#### WRITTEN TASK
Images should be left out, and everything else in the listing reproduced exactly.

Dataset items:
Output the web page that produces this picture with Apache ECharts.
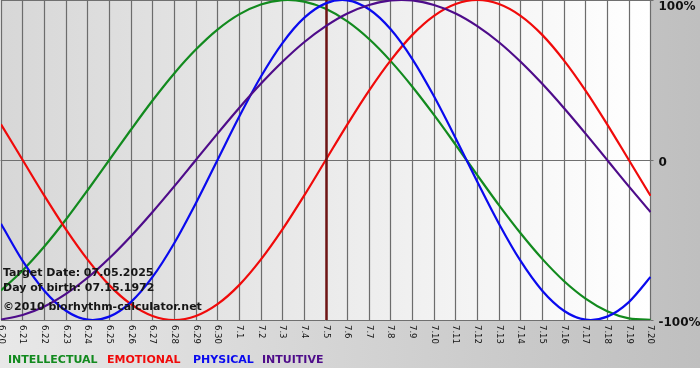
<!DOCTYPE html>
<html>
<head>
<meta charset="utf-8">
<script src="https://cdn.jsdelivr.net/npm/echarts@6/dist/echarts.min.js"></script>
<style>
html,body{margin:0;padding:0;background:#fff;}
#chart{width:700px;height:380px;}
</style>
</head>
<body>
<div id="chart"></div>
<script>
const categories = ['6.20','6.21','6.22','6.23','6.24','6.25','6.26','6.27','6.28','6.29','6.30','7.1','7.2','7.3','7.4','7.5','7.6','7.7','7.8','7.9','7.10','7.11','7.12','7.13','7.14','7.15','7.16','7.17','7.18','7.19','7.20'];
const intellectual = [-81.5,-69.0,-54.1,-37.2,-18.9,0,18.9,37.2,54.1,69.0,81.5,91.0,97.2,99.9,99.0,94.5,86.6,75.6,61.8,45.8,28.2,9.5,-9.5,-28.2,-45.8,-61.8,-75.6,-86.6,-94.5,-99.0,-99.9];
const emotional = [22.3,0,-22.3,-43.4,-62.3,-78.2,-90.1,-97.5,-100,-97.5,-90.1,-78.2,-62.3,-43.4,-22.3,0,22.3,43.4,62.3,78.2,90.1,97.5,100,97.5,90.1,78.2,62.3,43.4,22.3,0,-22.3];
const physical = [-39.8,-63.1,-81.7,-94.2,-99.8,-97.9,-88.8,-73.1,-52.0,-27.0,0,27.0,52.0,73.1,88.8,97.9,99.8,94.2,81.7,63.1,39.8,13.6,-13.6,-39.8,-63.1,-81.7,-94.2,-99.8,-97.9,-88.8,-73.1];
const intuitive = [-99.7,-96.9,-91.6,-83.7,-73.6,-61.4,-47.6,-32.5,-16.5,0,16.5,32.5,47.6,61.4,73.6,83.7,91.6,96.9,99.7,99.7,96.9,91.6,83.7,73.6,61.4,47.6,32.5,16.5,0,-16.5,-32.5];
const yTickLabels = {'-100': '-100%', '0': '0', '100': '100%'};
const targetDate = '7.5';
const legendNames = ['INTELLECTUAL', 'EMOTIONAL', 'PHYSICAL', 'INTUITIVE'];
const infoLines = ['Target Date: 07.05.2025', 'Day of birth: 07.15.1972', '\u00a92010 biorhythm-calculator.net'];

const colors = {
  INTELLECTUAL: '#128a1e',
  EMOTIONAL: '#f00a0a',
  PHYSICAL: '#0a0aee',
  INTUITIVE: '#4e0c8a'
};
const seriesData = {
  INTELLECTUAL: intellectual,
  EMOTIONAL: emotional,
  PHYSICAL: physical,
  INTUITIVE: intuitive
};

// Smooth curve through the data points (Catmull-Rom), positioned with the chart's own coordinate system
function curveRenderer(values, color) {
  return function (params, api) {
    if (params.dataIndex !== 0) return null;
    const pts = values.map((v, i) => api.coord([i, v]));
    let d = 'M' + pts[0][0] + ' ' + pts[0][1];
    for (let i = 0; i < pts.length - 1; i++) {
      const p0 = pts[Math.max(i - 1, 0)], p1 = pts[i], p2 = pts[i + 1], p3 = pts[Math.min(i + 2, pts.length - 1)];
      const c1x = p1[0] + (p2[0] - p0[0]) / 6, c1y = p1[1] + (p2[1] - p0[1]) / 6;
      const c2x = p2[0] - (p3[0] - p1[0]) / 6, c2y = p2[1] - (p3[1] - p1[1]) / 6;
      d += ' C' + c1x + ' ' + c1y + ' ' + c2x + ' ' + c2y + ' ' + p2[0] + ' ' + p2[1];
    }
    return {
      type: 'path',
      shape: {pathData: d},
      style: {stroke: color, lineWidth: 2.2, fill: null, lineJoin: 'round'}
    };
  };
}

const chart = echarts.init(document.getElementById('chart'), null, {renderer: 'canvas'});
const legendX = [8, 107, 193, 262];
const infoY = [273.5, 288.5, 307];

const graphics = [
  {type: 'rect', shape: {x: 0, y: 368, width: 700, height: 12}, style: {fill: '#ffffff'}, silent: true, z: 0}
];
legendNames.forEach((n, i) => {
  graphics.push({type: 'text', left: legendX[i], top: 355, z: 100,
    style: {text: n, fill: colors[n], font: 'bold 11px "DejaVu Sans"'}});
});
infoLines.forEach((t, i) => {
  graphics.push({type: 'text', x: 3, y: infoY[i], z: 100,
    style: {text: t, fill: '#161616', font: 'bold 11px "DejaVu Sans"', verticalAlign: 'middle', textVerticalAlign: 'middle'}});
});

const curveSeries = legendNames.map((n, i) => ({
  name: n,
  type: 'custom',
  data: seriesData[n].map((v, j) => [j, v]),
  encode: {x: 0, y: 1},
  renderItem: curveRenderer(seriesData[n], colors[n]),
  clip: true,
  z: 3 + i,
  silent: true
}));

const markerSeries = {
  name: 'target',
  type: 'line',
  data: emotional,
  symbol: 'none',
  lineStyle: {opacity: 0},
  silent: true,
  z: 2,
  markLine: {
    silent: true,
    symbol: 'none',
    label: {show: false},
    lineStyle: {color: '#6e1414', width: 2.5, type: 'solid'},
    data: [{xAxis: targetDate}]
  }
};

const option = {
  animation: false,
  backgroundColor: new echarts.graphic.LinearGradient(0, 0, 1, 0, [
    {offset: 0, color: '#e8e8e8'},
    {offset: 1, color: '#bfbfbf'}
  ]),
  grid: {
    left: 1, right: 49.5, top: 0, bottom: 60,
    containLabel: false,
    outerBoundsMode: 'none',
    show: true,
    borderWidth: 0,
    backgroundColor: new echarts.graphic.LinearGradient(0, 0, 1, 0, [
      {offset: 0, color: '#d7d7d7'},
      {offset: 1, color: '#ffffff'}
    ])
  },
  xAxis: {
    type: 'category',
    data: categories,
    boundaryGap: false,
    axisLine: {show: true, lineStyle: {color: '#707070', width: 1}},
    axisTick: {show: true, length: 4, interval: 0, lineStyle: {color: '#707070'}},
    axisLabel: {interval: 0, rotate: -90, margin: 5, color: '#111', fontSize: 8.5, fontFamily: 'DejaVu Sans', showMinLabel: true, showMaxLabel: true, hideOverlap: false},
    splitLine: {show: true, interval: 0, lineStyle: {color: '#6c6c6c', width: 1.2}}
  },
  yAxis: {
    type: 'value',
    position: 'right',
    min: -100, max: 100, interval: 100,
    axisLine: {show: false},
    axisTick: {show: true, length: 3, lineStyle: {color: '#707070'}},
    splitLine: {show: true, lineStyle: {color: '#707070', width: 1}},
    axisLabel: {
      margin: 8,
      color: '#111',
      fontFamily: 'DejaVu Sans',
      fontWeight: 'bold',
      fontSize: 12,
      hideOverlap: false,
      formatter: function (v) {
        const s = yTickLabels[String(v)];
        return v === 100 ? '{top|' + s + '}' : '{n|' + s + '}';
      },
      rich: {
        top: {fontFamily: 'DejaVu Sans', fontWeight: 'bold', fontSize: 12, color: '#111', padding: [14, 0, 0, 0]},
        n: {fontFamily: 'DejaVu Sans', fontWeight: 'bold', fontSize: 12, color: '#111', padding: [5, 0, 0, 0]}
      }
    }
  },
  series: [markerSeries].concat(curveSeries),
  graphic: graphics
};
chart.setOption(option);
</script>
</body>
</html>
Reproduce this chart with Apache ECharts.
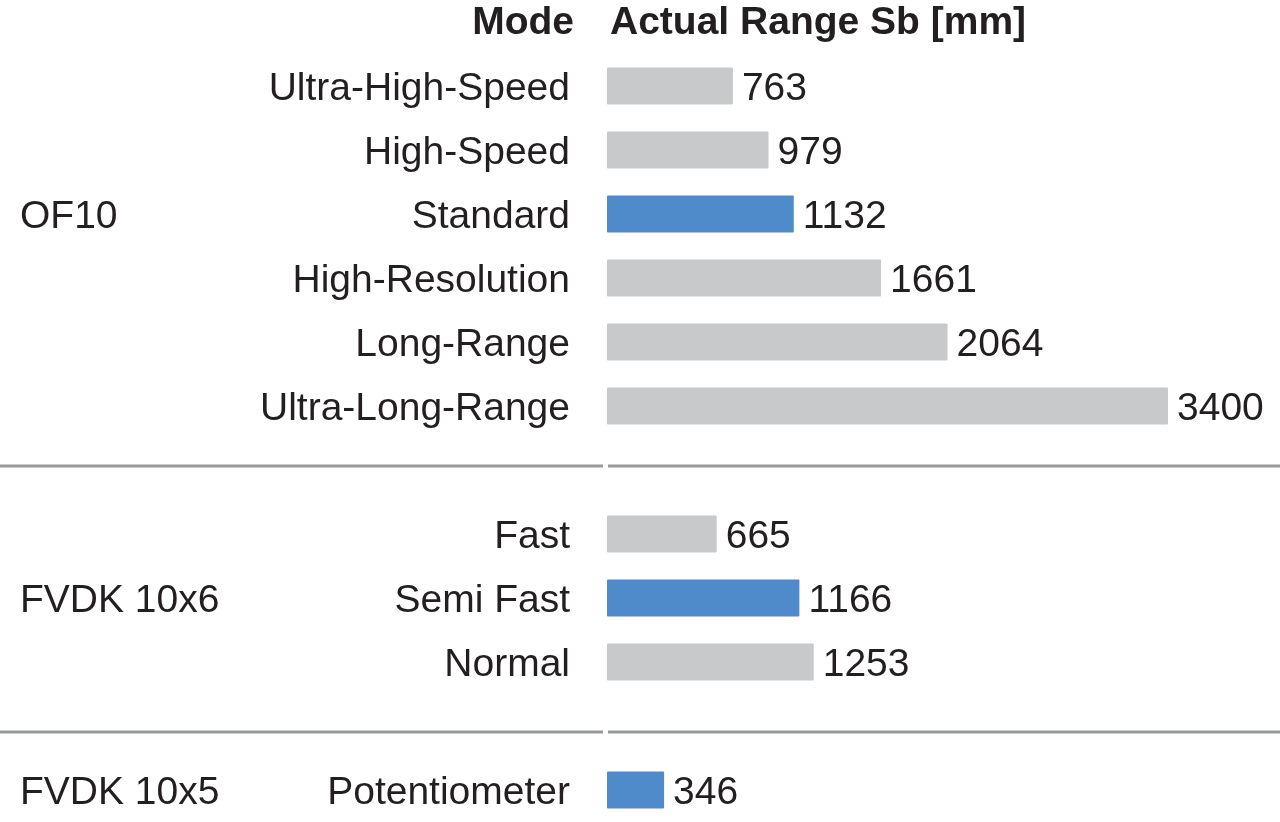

#### REPLY
Output the web page that produces this picture with Apache ECharts.
<!DOCTYPE html>
<html>
<head>
<meta charset="utf-8">
<script src="https://cdn.jsdelivr.net/npm/echarts@6/dist/echarts.min.js"></script>
<style>
html,body{margin:0;padding:0;background:#fff;}
#chart{width:700px;height:380px;}
</style>
</head>
<body>
<div id="chart"></div>
<script>
const categories = ['6.20','6.21','6.22','6.23','6.24','6.25','6.26','6.27','6.28','6.29','6.30','7.1','7.2','7.3','7.4','7.5','7.6','7.7','7.8','7.9','7.10','7.11','7.12','7.13','7.14','7.15','7.16','7.17','7.18','7.19','7.20'];
const intellectual = [-81.5,-69.0,-54.1,-37.2,-18.9,0,18.9,37.2,54.1,69.0,81.5,91.0,97.2,99.9,99.0,94.5,86.6,75.6,61.8,45.8,28.2,9.5,-9.5,-28.2,-45.8,-61.8,-75.6,-86.6,-94.5,-99.0,-99.9];
const emotional = [22.3,0,-22.3,-43.4,-62.3,-78.2,-90.1,-97.5,-100,-97.5,-90.1,-78.2,-62.3,-43.4,-22.3,0,22.3,43.4,62.3,78.2,90.1,97.5,100,97.5,90.1,78.2,62.3,43.4,22.3,0,-22.3];
const physical = [-39.8,-63.1,-81.7,-94.2,-99.8,-97.9,-88.8,-73.1,-52.0,-27.0,0,27.0,52.0,73.1,88.8,97.9,99.8,94.2,81.7,63.1,39.8,13.6,-13.6,-39.8,-63.1,-81.7,-94.2,-99.8,-97.9,-88.8,-73.1];
const intuitive = [-99.7,-96.9,-91.6,-83.7,-73.6,-61.4,-47.6,-32.5,-16.5,0,16.5,32.5,47.6,61.4,73.6,83.7,91.6,96.9,99.7,99.7,96.9,91.6,83.7,73.6,61.4,47.6,32.5,16.5,0,-16.5,-32.5];
const yTickLabels = {'-100': '-100%', '0': '0', '100': '100%'};
const targetDate = '7.5';
const legendNames = ['INTELLECTUAL', 'EMOTIONAL', 'PHYSICAL', 'INTUITIVE'];
const infoLines = ['Target Date: 07.05.2025', 'Day of birth: 07.15.1972', '\u00a92010 biorhythm-calculator.net'];

const colors = {
  INTELLECTUAL: '#128a1e',
  EMOTIONAL: '#f00a0a',
  PHYSICAL: '#0a0aee',
  INTUITIVE: '#4e0c8a'
};
const seriesData = {
  INTELLECTUAL: intellectual,
  EMOTIONAL: emotional,
  PHYSICAL: physical,
  INTUITIVE: intuitive
};

// Smooth curve through the data points (Catmull-Rom), positioned with the chart's own coordinate system
function curveRenderer(values, color) {
  return function (params, api) {
    if (params.dataIndex !== 0) return null;
    const pts = values.map((v, i) => api.coord([i, v]));
    let d = 'M' + pts[0][0] + ' ' + pts[0][1];
    for (let i = 0; i < pts.length - 1; i++) {
      const p0 = pts[Math.max(i - 1, 0)], p1 = pts[i], p2 = pts[i + 1], p3 = pts[Math.min(i + 2, pts.length - 1)];
      const c1x = p1[0] + (p2[0] - p0[0]) / 6, c1y = p1[1] + (p2[1] - p0[1]) / 6;
      const c2x = p2[0] - (p3[0] - p1[0]) / 6, c2y = p2[1] - (p3[1] - p1[1]) / 6;
      d += ' C' + c1x + ' ' + c1y + ' ' + c2x + ' ' + c2y + ' ' + p2[0] + ' ' + p2[1];
    }
    return {
      type: 'path',
      shape: {pathData: d},
      style: {stroke: color, lineWidth: 2.2, fill: null, lineJoin: 'round'}
    };
  };
}

const chart = echarts.init(document.getElementById('chart'), null, {renderer: 'canvas'});
const legendX = [8, 107, 193, 262];
const infoY = [273.5, 288.5, 307];

const graphics = [
  {type: 'rect', shape: {x: 0, y: 368, width: 700, height: 12}, style: {fill: '#ffffff'}, silent: true, z: 0}
];
legendNames.forEach((n, i) => {
  graphics.push({type: 'text', left: legendX[i], top: 355, z: 100,
    style: {text: n, fill: colors[n], font: 'bold 11px "DejaVu Sans"'}});
});
infoLines.forEach((t, i) => {
  graphics.push({type: 'text', x: 3, y: infoY[i], z: 100,
    style: {text: t, fill: '#161616', font: 'bold 11px "DejaVu Sans"', verticalAlign: 'middle', textVerticalAlign: 'middle'}});
});

const curveSeries = legendNames.map((n, i) => ({
  name: n,
  type: 'custom',
  data: seriesData[n].map((v, j) => [j, v]),
  encode: {x: 0, y: 1},
  renderItem: curveRenderer(seriesData[n], colors[n]),
  clip: true,
  z: 3 + i,
  silent: true
}));

const markerSeries = {
  name: 'target',
  type: 'line',
  data: emotional,
  symbol: 'none',
  lineStyle: {opacity: 0},
  silent: true,
  z: 2,
  markLine: {
    silent: true,
    symbol: 'none',
    label: {show: false},
    lineStyle: {color: '#6e1414', width: 2.5, type: 'solid'},
    data: [{xAxis: targetDate}]
  }
};

const option = {
  animation: false,
  backgroundColor: new echarts.graphic.LinearGradient(0, 0, 1, 0, [
    {offset: 0, color: '#e8e8e8'},
    {offset: 1, color: '#bfbfbf'}
  ]),
  grid: {
    left: 1, right: 49.5, top: 0, bottom: 60,
    containLabel: false,
    outerBoundsMode: 'none',
    show: true,
    borderWidth: 0,
    backgroundColor: new echarts.graphic.LinearGradient(0, 0, 1, 0, [
      {offset: 0, color: '#d7d7d7'},
      {offset: 1, color: '#ffffff'}
    ])
  },
  xAxis: {
    type: 'category',
    data: categories,
    boundaryGap: false,
    axisLine: {show: true, lineStyle: {color: '#707070', width: 1}},
    axisTick: {show: true, length: 4, interval: 0, lineStyle: {color: '#707070'}},
    axisLabel: {interval: 0, rotate: -90, margin: 5, color: '#111', fontSize: 8.5, fontFamily: 'DejaVu Sans', showMinLabel: true, showMaxLabel: true, hideOverlap: false},
    splitLine: {show: true, interval: 0, lineStyle: {color: '#6c6c6c', width: 1.2}}
  },
  yAxis: {
    type: 'value',
    position: 'right',
    min: -100, max: 100, interval: 100,
    axisLine: {show: false},
    axisTick: {show: true, length: 3, lineStyle: {color: '#707070'}},
    splitLine: {show: true, lineStyle: {color: '#707070', width: 1}},
    axisLabel: {
      margin: 8,
      color: '#111',
      fontFamily: 'DejaVu Sans',
      fontWeight: 'bold',
      fontSize: 12,
      hideOverlap: false,
      formatter: function (v) {
        const s = yTickLabels[String(v)];
        return v === 100 ? '{top|' + s + '}' : '{n|' + s + '}';
      },
      rich: {
        top: {fontFamily: 'DejaVu Sans', fontWeight: 'bold', fontSize: 12, color: '#111', padding: [14, 0, 0, 0]},
        n: {fontFamily: 'DejaVu Sans', fontWeight: 'bold', fontSize: 12, color: '#111', padding: [5, 0, 0, 0]}
      }
    }
  },
  series: [markerSeries].concat(curveSeries),
  graphic: graphics
};
chart.setOption(option);
</script>
</body>
</html>
Reproduce this chart with Apache ECharts.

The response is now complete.